Fitzgerald's path may have taken her away from the crowd-pleasing tricks of old - which would have become sterile - 2Faced were one of the earliest groups to integrate b-boying into a more complex narrative, heralding the likes of Flawless, who have a similar, if more populist, basis in breakin'. When she covered more serious territory in Still Breathing - the sinister pulse of the music patiently propelled the performers into claustrophobic clusters - she was maintaining the spirit of the b-boy, if not the cliche.

"It's hard to shift perceptions of what you do and I'm sure people still think of us as the 'all boy group who take their tops off'," she admits. "As a company we do what is right at the time, for us, and that we are considered by some to be rebellious and not sticking to the rules.
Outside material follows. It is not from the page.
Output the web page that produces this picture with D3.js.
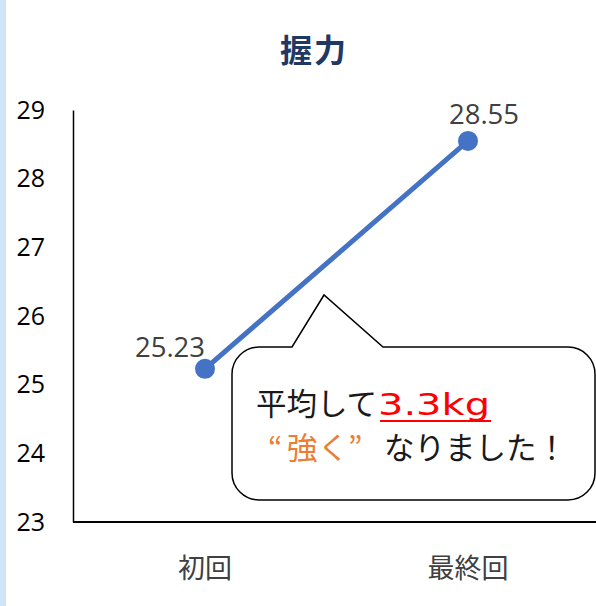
<!DOCTYPE html>
<html><head><meta charset="utf-8">
<script src="https://cdn.jsdelivr.net/npm/d3@7"></script>
<style>body{margin:0;background:#fff;} svg{display:block;}</style>
</head><body>
<script>
const categories = ["初回", "最終回"];
const values = [25.23, 28.55];
const yTicks = [23, 24, 25, 26, 27, 28, 29];
const title = "握力";

const W = 596, H = 606;
const svg = d3.select("body").append("svg").attr("width", W).attr("height", H);
svg.append("rect").attr("x",0).attr("y",0).attr("width",W).attr("height",H).attr("fill","#fff");
svg.append("rect").attr("x",0).attr("y",0).attr("width",6).attr("height",H).attr("fill","#cfe5f7");

const x = d3.scalePoint().domain(categories).range([205, 468]);
const y = d3.scaleLinear().domain([23, 29]).range([522, 110]);

const numFont = "'Open Sans', sans-serif";
const jpFont = "'Noto Sans CJK JP', sans-serif";

svg.append("text").attr("x", 314).attr("y", 62).attr("text-anchor","middle")
  .attr("font-family",jpFont).attr("font-weight","bold").attr("font-size",32)
  .attr("letter-spacing",2)
  .attr("fill","#1f3864").text(title);

// y axis
const yAxis = svg.append("g").attr("transform","translate(73,0)")
  .call(d3.axisLeft(y).tickValues(yTicks).tickSize(0).tickPadding(28).tickFormat(d3.format("d")));
yAxis.select(".domain").attr("stroke","#000").attr("stroke-width",1.5);
yAxis.selectAll("text").attr("font-family",numFont).attr("font-size",25).attr("fill","#000");

// x axis
svg.append("line").attr("x1",73).attr("x2",W).attr("y1",y(23)).attr("y2",y(23))
  .attr("stroke","#000").attr("stroke-width",2);
svg.selectAll(".xl").data(categories).enter().append("text")
  .attr("x", d => x(d)).attr("y", 578).attr("text-anchor","middle")
  .attr("font-family",jpFont).attr("font-size",27).attr("fill","#404040").text(d => d);

// line
const pts = categories.map((c,i) => [x(c), y(values[i])]);
svg.append("path").attr("d", d3.line()(pts)).attr("stroke","#4472c4").attr("stroke-width",5).attr("fill","none");
svg.selectAll(".pt").data(pts).enter().append("circle")
  .attr("cx", d=>d[0]).attr("cy", d=>d[1]).attr("r",10).attr("fill","#4472c4");
const labelOffsets = [[-35,-12],[16,-17]];
svg.selectAll(".dl").data(values).enter().append("text")
  .attr("x",(d,i)=>x(categories[i])+labelOffsets[i][0]).attr("y",(d,i)=>y(d)+labelOffsets[i][1])
  .attr("text-anchor","middle")
  .attr("font-family",numFont).attr("font-size",27.5)
  .attr("fill","#404040").text(d => d.toFixed(2));

// callout
const bx=232, by=347, bw=363, bh=153, r=27;
const tipX=324, tipY=295, b1=292, b2=383;
const p = d3.path();
p.moveTo(bx+r, by);
p.lineTo(b1, by); p.lineTo(tipX, tipY); p.lineTo(b2, by);
p.lineTo(bx+bw-r, by); p.arcTo(bx+bw, by, bx+bw, by+r, r);
p.lineTo(bx+bw, by+bh-r); p.arcTo(bx+bw, by+bh, bx+bw-r, by+bh, r);
p.lineTo(bx+r, by+bh); p.arcTo(bx, by+bh, bx, by+bh-r, r);
p.lineTo(bx, by+r); p.arcTo(bx, by, bx+r, by, r);
p.closePath();
svg.append("path").attr("d", p.toString()).attr("fill","#fff").attr("stroke","#000").attr("stroke-width",1.5);

const fs = 30.5;
svg.append("text").attr("x",256).attr("y",415)
  .attr("font-family",jpFont).attr("font-size",fs).attr("fill","#1a1a1a").text("平均して");
svg.append("text").attr("x",378).attr("y",415)
  .attr("font-family","'DejaVu Sans', sans-serif").attr("font-size",31)
  .attr("textLength",112).attr("lengthAdjust","spacingAndGlyphs")
  .attr("fill","#ff0000").text("3.3kg");
svg.append("line").attr("x1",380).attr("x2",491).attr("y1",421).attr("y2",421)
  .attr("stroke","#ff0000").attr("stroke-width",2);

const t2 = svg.append("text").attr("y",459).attr("font-family",jpFont).attr("font-size",fs).attr("fill","#ed7d31");
t2.append("tspan").attr("x",268).text("“");
t2.append("tspan").attr("x",287).text("強");
t2.append("tspan").attr("x",318).text("く");
t2.append("tspan").attr("x",348).text("”");
svg.append("text").attr("x",384).attr("y",459).attr("font-family",jpFont).attr("font-size",fs)
  .attr("fill","#1a1a1a").text("なりました！");
</script>
</body></html>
But I like that."

The new three works gathered together for 2011 all maintain what Fitzgerald calls "the three traits that 2Faced have always had: the athleticism, masculine energy and fusion of urban and contemporary styles." Dale, no stranger to Edinburgh himself and sending an installation piece along to Dance Base this year, has been inspired by the music of Shackleton to imagine the apocalyptic doom that lurks behind most dub-step;Opoku-Addaie has a poke at the politics of Olympian dreaming; Fitzgerald's entry visits post-earthquake Haiti.

"The company is now at a very different stage than it was at when we did our first Edinburgh Fringe in 2004," she affirms. "These new works will really push the perceived vision of what 2Faced Dance was and is." Certainly, 2Faced are restless and relentlessly inventing, evolving from the lean peacock displays of 2008 into the menacing, sensual outfit of today.
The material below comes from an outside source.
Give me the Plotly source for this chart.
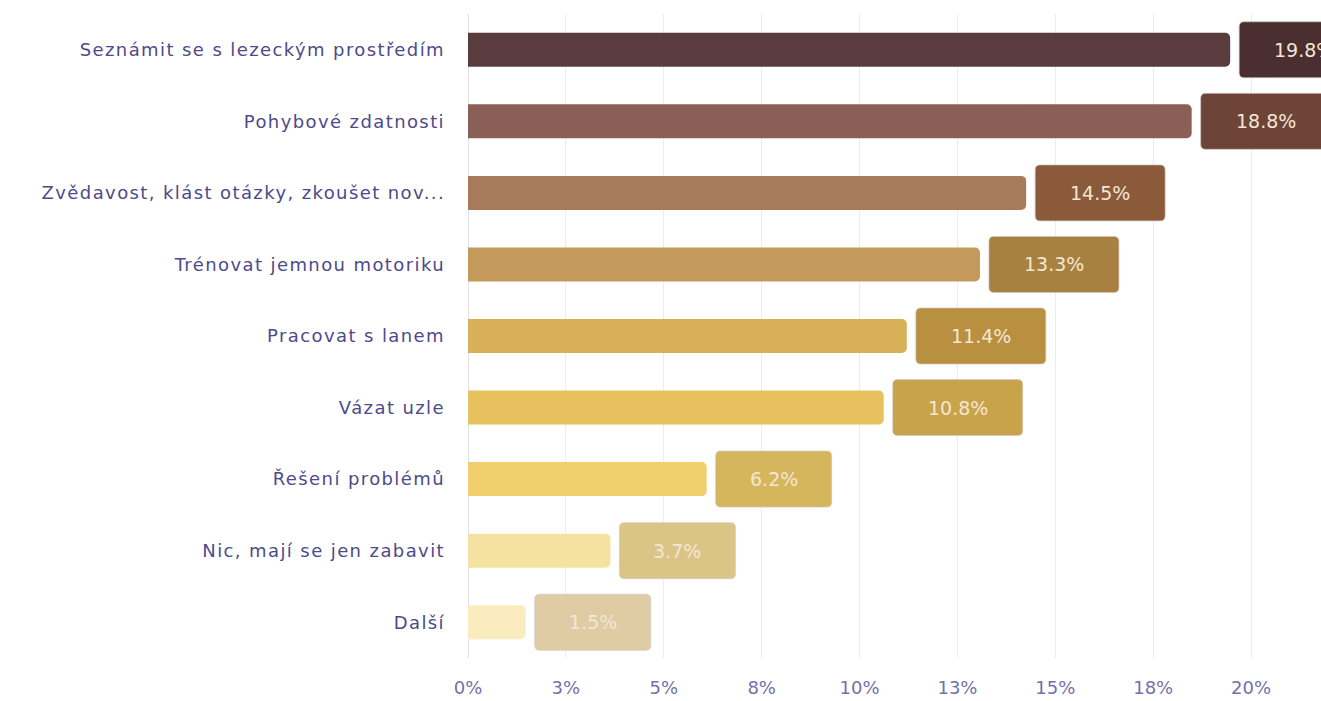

That isn't to say that the impressive moves have disappeared: they have been put at the service of a more intense vision. While State of Matter got the encores and screaming mums, In The Dust follows Still Breathing by insisting that dance is often the most emotive medium for expressing a detailed, serious vision of reality. And while Fitzgerald acknowledges an affinity "with companies that create muscular and athletic work such as Australian Dance Theatre and Hofesh Shechter", she also believes that her particular dance vocabulary sets 2Faced apart.

"We don't fit into any mold because unlike a lot of companies we use language from b-boying and other urban styles. This doesn't always sit well with people, unless it's on your TV screens on Saturday night," she says.
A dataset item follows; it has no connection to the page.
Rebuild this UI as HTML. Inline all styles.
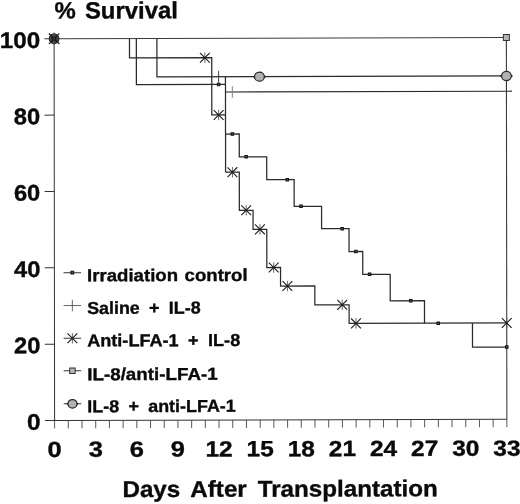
<!DOCTYPE html>
<html><head><meta charset="utf-8"><title>Survival</title>
<style>html,body{margin:0;padding:0;background:#fff;}body{width:520px;height:504px;overflow:hidden;font-family:"Liberation Sans",sans-serif;}svg{display:block;will-change:transform;opacity:0.999;}text{font-family:"Liberation Sans",sans-serif;font-weight:bold;fill:#0a0a0a;stroke:#0a0a0a;stroke-width:0.35px;}</style>
</head><body>
<svg width="520" height="504" viewBox="0 0 520 504">
<rect width="520" height="504" fill="#fff"/>
<g transform="matrix(1 -0.002765 0.001309 1 -0.5504 0.1510)">
<g stroke="#333" stroke-width="1" fill="none" stroke-linecap="butt">
<path d="M54.6 38.75V420.5H506.87"/>
<path d="M44.900000000000006 420.50H54.6"/>
<path d="M44.900000000000006 344.15H54.6"/>
<path d="M44.900000000000006 267.80H54.6"/>
<path d="M44.900000000000006 191.45H54.6"/>
<path d="M44.900000000000006 115.10H54.6"/>
<path d="M44.900000000000006 38.75H54.6"/>
<path d="M54.6 420.5V428.4" stroke="#444" stroke-width="0.9"/>
<path d="M68.31 420.5V428.4" stroke="#444" stroke-width="0.9"/>
<path d="M82.01 420.5V428.4" stroke="#444" stroke-width="0.9"/>
<path d="M95.72 420.5V428.4" stroke="#444" stroke-width="0.9"/>
<path d="M109.42 420.5V428.4" stroke="#444" stroke-width="0.9"/>
<path d="M123.12 420.5V428.4" stroke="#444" stroke-width="0.9"/>
<path d="M136.83 420.5V428.4" stroke="#444" stroke-width="0.9"/>
<path d="M150.53 420.5V428.4" stroke="#444" stroke-width="0.9"/>
<path d="M164.24 420.5V428.4" stroke="#444" stroke-width="0.9"/>
<path d="M177.94 420.5V428.4" stroke="#444" stroke-width="0.9"/>
<path d="M191.65 420.5V428.4" stroke="#444" stroke-width="0.9"/>
<path d="M205.35 420.5V428.4" stroke="#444" stroke-width="0.9"/>
<path d="M219.06 420.5V428.4" stroke="#444" stroke-width="0.9"/>
<path d="M232.76 420.5V428.4" stroke="#444" stroke-width="0.9"/>
<path d="M246.47 420.5V428.4" stroke="#444" stroke-width="0.9"/>
<path d="M260.18 420.5V428.4" stroke="#444" stroke-width="0.9"/>
<path d="M273.88 420.5V428.4" stroke="#444" stroke-width="0.9"/>
<path d="M287.59 420.5V428.4" stroke="#444" stroke-width="0.9"/>
<path d="M301.29 420.5V428.4" stroke="#444" stroke-width="0.9"/>
<path d="M315.0 420.5V428.4" stroke="#444" stroke-width="0.9"/>
<path d="M328.7 420.5V428.4" stroke="#444" stroke-width="0.9"/>
<path d="M342.41 420.5V428.4" stroke="#444" stroke-width="0.9"/>
<path d="M356.11 420.5V428.4" stroke="#444" stroke-width="0.9"/>
<path d="M369.81 420.5V428.4" stroke="#444" stroke-width="0.9"/>
<path d="M383.52 420.5V428.4" stroke="#444" stroke-width="0.9"/>
<path d="M397.23 420.5V428.4" stroke="#444" stroke-width="0.9"/>
<path d="M410.93 420.5V428.4" stroke="#444" stroke-width="0.9"/>
<path d="M424.64 420.5V428.4" stroke="#444" stroke-width="0.9"/>
<path d="M438.34 420.5V428.4" stroke="#444" stroke-width="0.9"/>
<path d="M452.05 420.5V428.4" stroke="#444" stroke-width="0.9"/>
<path d="M465.75 420.5V428.4" stroke="#444" stroke-width="0.9"/>
<path d="M479.46 420.5V428.4" stroke="#444" stroke-width="0.9"/>
<path d="M493.16 420.5V428.4" stroke="#444" stroke-width="0.9"/>
<path d="M506.87 420.5V428.4" stroke="#444" stroke-width="0.9"/>
</g>
<path d="M506.87 38.75V420.5" stroke="#3a3a3a" stroke-width="1.1" fill="none"/>
<path d="M54.6 38.75H506.87" stroke="#3a3a3a" stroke-width="1.1" fill="none"/>
<path d="M157.39 38.75V77.23H506.87" stroke="#2a2a2a" stroke-width="1.25" fill="none"/>
<path d="M225.91 92.49H512.37" stroke="#2a2a2a" stroke-width="1.2" fill="none"/>
<path d="M225.91 77.23V172.66" stroke="#2a2a2a" stroke-width="1.25" fill="none"/>
<path d="M136.83 38.75V84.86H225.91M225.91 134.49H239.62V157.39H267.03V180.3H294.44V207.02H321.85V229.43H349.26V252.33H362.96V275.24H390.37V301.69H424.64V324.22M472.6 324.22V348.27H506.87" stroke="#2a2a2a" stroke-width="1.25" fill="none"/>
<path d="M129.98 38.75V58.14H212.21V115.4H225.91M225.91 172.66H239.62V210.84H253.32V229.93H267.03V268.1H280.73V286.69H315.0V305.63H349.26V324.22H506.87" stroke="#2a2a2a" stroke-width="1.25" fill="none"/>
<rect x="217.81" y="83.61" width="2.5" height="2.5" fill="#555" stroke="#111" stroke-width="1"/>
<rect x="231.51" y="133.24" width="2.5" height="2.5" fill="#555" stroke="#111" stroke-width="1"/>
<rect x="245.22" y="156.14" width="2.5" height="2.5" fill="#555" stroke="#111" stroke-width="1"/>
<rect x="286.34" y="179.05" width="2.5" height="2.5" fill="#555" stroke="#111" stroke-width="1"/>
<rect x="300.04" y="205.77" width="2.5" height="2.5" fill="#555" stroke="#111" stroke-width="1"/>
<rect x="341.16" y="228.18" width="2.5" height="2.5" fill="#555" stroke="#111" stroke-width="1"/>
<rect x="354.86" y="251.08" width="2.5" height="2.5" fill="#555" stroke="#111" stroke-width="1"/>
<rect x="368.56" y="273.99" width="2.5" height="2.5" fill="#555" stroke="#111" stroke-width="1"/>
<rect x="409.68" y="300.44" width="2.5" height="2.5" fill="#555" stroke="#111" stroke-width="1"/>
<rect x="437.09" y="322.97" width="2.5" height="2.5" fill="#555" stroke="#111" stroke-width="1"/>
<rect x="505.62" y="347.02" width="2.5" height="2.5" fill="#555" stroke="#111" stroke-width="1"/>
<path d="M205.35 52.94V63.34" stroke="#555" stroke-width="0.9" fill="none"/><path d="M200.45 53.24L210.25 63.04M200.45 63.04L210.25 53.24" stroke="#1a1a1a" stroke-width="1.1" fill="none"/>
<path d="M219.06 110.2V120.60000000000001" stroke="#555" stroke-width="0.9" fill="none"/><path d="M214.16 110.50L223.96 120.30M214.16 120.30L223.96 110.50" stroke="#1a1a1a" stroke-width="1.1" fill="none"/>
<path d="M232.76 167.46V177.85999999999999" stroke="#555" stroke-width="0.9" fill="none"/><path d="M227.86 167.76L237.66 177.56M227.86 177.56L237.66 167.76" stroke="#1a1a1a" stroke-width="1.1" fill="none"/>
<path d="M246.47 205.64000000000001V216.04" stroke="#555" stroke-width="0.9" fill="none"/><path d="M241.57 205.94L251.37 215.74M241.57 215.74L251.37 205.94" stroke="#1a1a1a" stroke-width="1.1" fill="none"/>
<path d="M260.18 224.73000000000002V235.13" stroke="#555" stroke-width="0.9" fill="none"/><path d="M255.28 225.03L265.08 234.83M255.28 234.83L265.08 225.03" stroke="#1a1a1a" stroke-width="1.1" fill="none"/>
<path d="M273.88 262.90000000000003V273.3" stroke="#555" stroke-width="0.9" fill="none"/><path d="M268.98 263.20L278.78 273.00M268.98 273.00L278.78 263.20" stroke="#1a1a1a" stroke-width="1.1" fill="none"/>
<path d="M287.59 281.49V291.89" stroke="#555" stroke-width="0.9" fill="none"/><path d="M282.69 281.79L292.49 291.59M282.69 291.59L292.49 281.79" stroke="#1a1a1a" stroke-width="1.1" fill="none"/>
<path d="M342.41 300.43V310.83" stroke="#555" stroke-width="0.9" fill="none"/><path d="M337.51 300.73L347.31 310.53M337.51 310.53L347.31 300.73" stroke="#1a1a1a" stroke-width="1.1" fill="none"/>
<path d="M356.11 319.02000000000004V329.42" stroke="#555" stroke-width="0.9" fill="none"/><path d="M351.21 319.32L361.01 329.12M351.21 329.12L361.01 319.32" stroke="#1a1a1a" stroke-width="1.1" fill="none"/>
<path d="M506.87 319.02000000000004V329.42" stroke="#555" stroke-width="0.9" fill="none"/><path d="M501.97 319.32L511.77 329.12M501.97 329.12L511.77 319.32" stroke="#1a1a1a" stroke-width="1.1" fill="none"/>
<path d="M219.06 71.23V83.23M219.06 77.23H219.06" stroke="#333" stroke-width="0.9" fill="none"/>
<path d="M232.76 86.69V98.28999999999999M232.76 92.49H232.76" stroke="#777" stroke-width="0.9" fill="none"/>
<path d="M253.68 77.23H266.08" stroke="#262626" stroke-width="1.6" fill="none"/><ellipse cx="259.88" cy="77.23" rx="4.90" ry="4.55" fill="#b2b2b2" stroke="#262626" stroke-width="1.25"/>
<path d="M500.67 77.23H513.07" stroke="#262626" stroke-width="1.6" fill="none"/><ellipse cx="506.87" cy="77.23" rx="4.90" ry="4.55" fill="#b2b2b2" stroke="#262626" stroke-width="1.25"/>
<rect x="503.87" y="35.75" width="6" height="6" fill="#b4b4b4" stroke="#333" stroke-width="1"/>
<circle cx="54.6" cy="38.75" r="4.9" fill="#4a4a4a" stroke="#222" stroke-width="1"/>
<rect x="52.0" y="36.15" width="5.2" height="5.2" fill="#666" stroke="#222" stroke-width="0.8"/>
<path d="M54.6 32.55V44.95" stroke="#555" stroke-width="0.9" fill="none"/><path d="M49.33 33.48L59.87 44.02M49.33 44.02L59.87 33.48" stroke="#1a1a1a" stroke-width="1.1" fill="none"/>
<rect x="53.35" y="37.50" width="2.5" height="2.5" fill="#555" stroke="#111" stroke-width="1"/>
<path d="M63.75 272.7H81.25" stroke="#333" stroke-width="1" fill="none"/>
<rect x="71.10" y="271.30" width="2.8" height="2.8" fill="#555" stroke="#111" stroke-width="1"/>
<text x="87.3" y="281.4" font-size="17.3" word-spacing="1.3" textLength="160.5" lengthAdjust="spacingAndGlyphs">Irradiation control</text>
<path d="M72.5 299.8V311.40000000000003M63.75 305.6H81.25" stroke="#555" stroke-width="0.9" fill="none"/>
<text x="87.3" y="314.0" font-size="17.3" word-spacing="4.2" textLength="113.5" lengthAdjust="spacingAndGlyphs">Saline + IL-8</text>
<path d="M63.75 338.3H81.25" stroke="#333" stroke-width="1" fill="none"/>
<path d="M72.5 333.1V343.5" stroke="#555" stroke-width="0.9" fill="none"/><path d="M67.60 333.40L77.40 343.20M67.60 343.20L77.40 333.40" stroke="#1a1a1a" stroke-width="1.1" fill="none"/>
<text x="87.3" y="346.5" font-size="17.3" word-spacing="4.2" textLength="153" lengthAdjust="spacingAndGlyphs">Anti-LFA-1 + IL-8</text>
<path d="M63.75 370.8H81.25" stroke="#333" stroke-width="1" fill="none"/>
<rect x="69.75" y="368.05" width="5.5" height="5.5" fill="#b4b4b4" stroke="#333" stroke-width="1"/>
<text x="87.3" y="380.3" font-size="17.3" word-spacing="1.3" textLength="130.5" lengthAdjust="spacingAndGlyphs">IL-8/anti-LFA-1</text>
<path d="M63.75 403.8H81.25" stroke="#333" stroke-width="1" fill="none"/>
<path d="M66.70 403.8H78.30" stroke="#262626" stroke-width="1.6" fill="none"/><ellipse cx="72.50" cy="403.80" rx="4.58" ry="4.25" fill="#b2b2b2" stroke="#262626" stroke-width="1.25"/>
<text x="87.3" y="412.3" font-size="17.3" word-spacing="4.2" textLength="148.5" lengthAdjust="spacingAndGlyphs">IL-8 + anti-LFA-1</text>
<text x="27.00" y="429.60" font-size="22.5" textLength="13.6" lengthAdjust="spacingAndGlyphs">0</text>
<text x="14.20" y="353.25" font-size="22.5" textLength="26.4" lengthAdjust="spacingAndGlyphs">20</text>
<text x="14.20" y="276.90" font-size="22.5" textLength="26.4" lengthAdjust="spacingAndGlyphs">40</text>
<text x="14.20" y="200.55" font-size="22.5" textLength="26.4" lengthAdjust="spacingAndGlyphs">60</text>
<text x="14.20" y="124.20" font-size="22.5" textLength="26.4" lengthAdjust="spacingAndGlyphs">80</text>
<text x="0.20" y="47.85" font-size="22.5" textLength="40.4" lengthAdjust="spacingAndGlyphs">100</text>
<text x="47.50" y="456.9" font-size="22" textLength="14.2" lengthAdjust="spacingAndGlyphs">0</text>
<text x="88.62" y="456.9" font-size="22" textLength="14.2" lengthAdjust="spacingAndGlyphs">3</text>
<text x="129.73" y="456.9" font-size="22" textLength="14.2" lengthAdjust="spacingAndGlyphs">6</text>
<text x="170.84" y="456.9" font-size="22" textLength="14.2" lengthAdjust="spacingAndGlyphs">9</text>
<text x="205.46" y="456.9" font-size="22" textLength="27.2" lengthAdjust="spacingAndGlyphs">12</text>
<text x="246.58" y="456.9" font-size="22" textLength="27.2" lengthAdjust="spacingAndGlyphs">15</text>
<text x="287.69" y="456.9" font-size="22" textLength="27.2" lengthAdjust="spacingAndGlyphs">18</text>
<text x="328.81" y="456.9" font-size="22" textLength="27.2" lengthAdjust="spacingAndGlyphs">21</text>
<text x="369.92" y="456.9" font-size="22" textLength="27.2" lengthAdjust="spacingAndGlyphs">24</text>
<text x="411.04" y="456.9" font-size="22" textLength="27.2" lengthAdjust="spacingAndGlyphs">27</text>
<text x="452.15" y="456.9" font-size="22" textLength="27.2" lengthAdjust="spacingAndGlyphs">30</text>
<text x="493.27" y="456.9" font-size="22" textLength="27.2" lengthAdjust="spacingAndGlyphs">33</text>
<text x="55" y="18.6" font-size="23.5" word-spacing="2.5" textLength="123.5" lengthAdjust="spacingAndGlyphs">% Survival</text>
<text x="122.3" y="497.3" font-size="23" word-spacing="4" textLength="315.5" lengthAdjust="spacingAndGlyphs">Days After Transplantation</text>
</g>
</svg>
</body></html>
The trend for young men to use dance as a medium to express their masculinity has come to the fore because it features remarkable acts of physical prowess - Company Chameleon stand on their heads while meditating on the maturing process - and undermines years of cheap gags about dancers' strength and effeminacy. Hip-hop deconstructed much of the mockery by introducing dance that expressed masculinity, a counter-balance to ballet's men-in-tights. Having done the showing out, 2Faced strayed into serious territory, perhaps a natural journey given Fitzgerald's beliefs about performance.

"After all the arts are surely there to spark a reaction," she suggests in response to questions about the debate surrounding their new direction. This desire to provoke, however, is paralleled by a generous inclusivity: "For us, all dance forms are artistic, they all share the same language. Dance should show the extremes the human body can go to and then make you want to see more."

It is from this aesthetic that 2Faced have evolved to become one of the UK's most engaging, and unpredictable, companies. 2Faced have finally lived up to their inspiration in Janus, god of doorways, by settling in a liminal space that looks to their past and future, while presenting distinctive visions of what dance can do.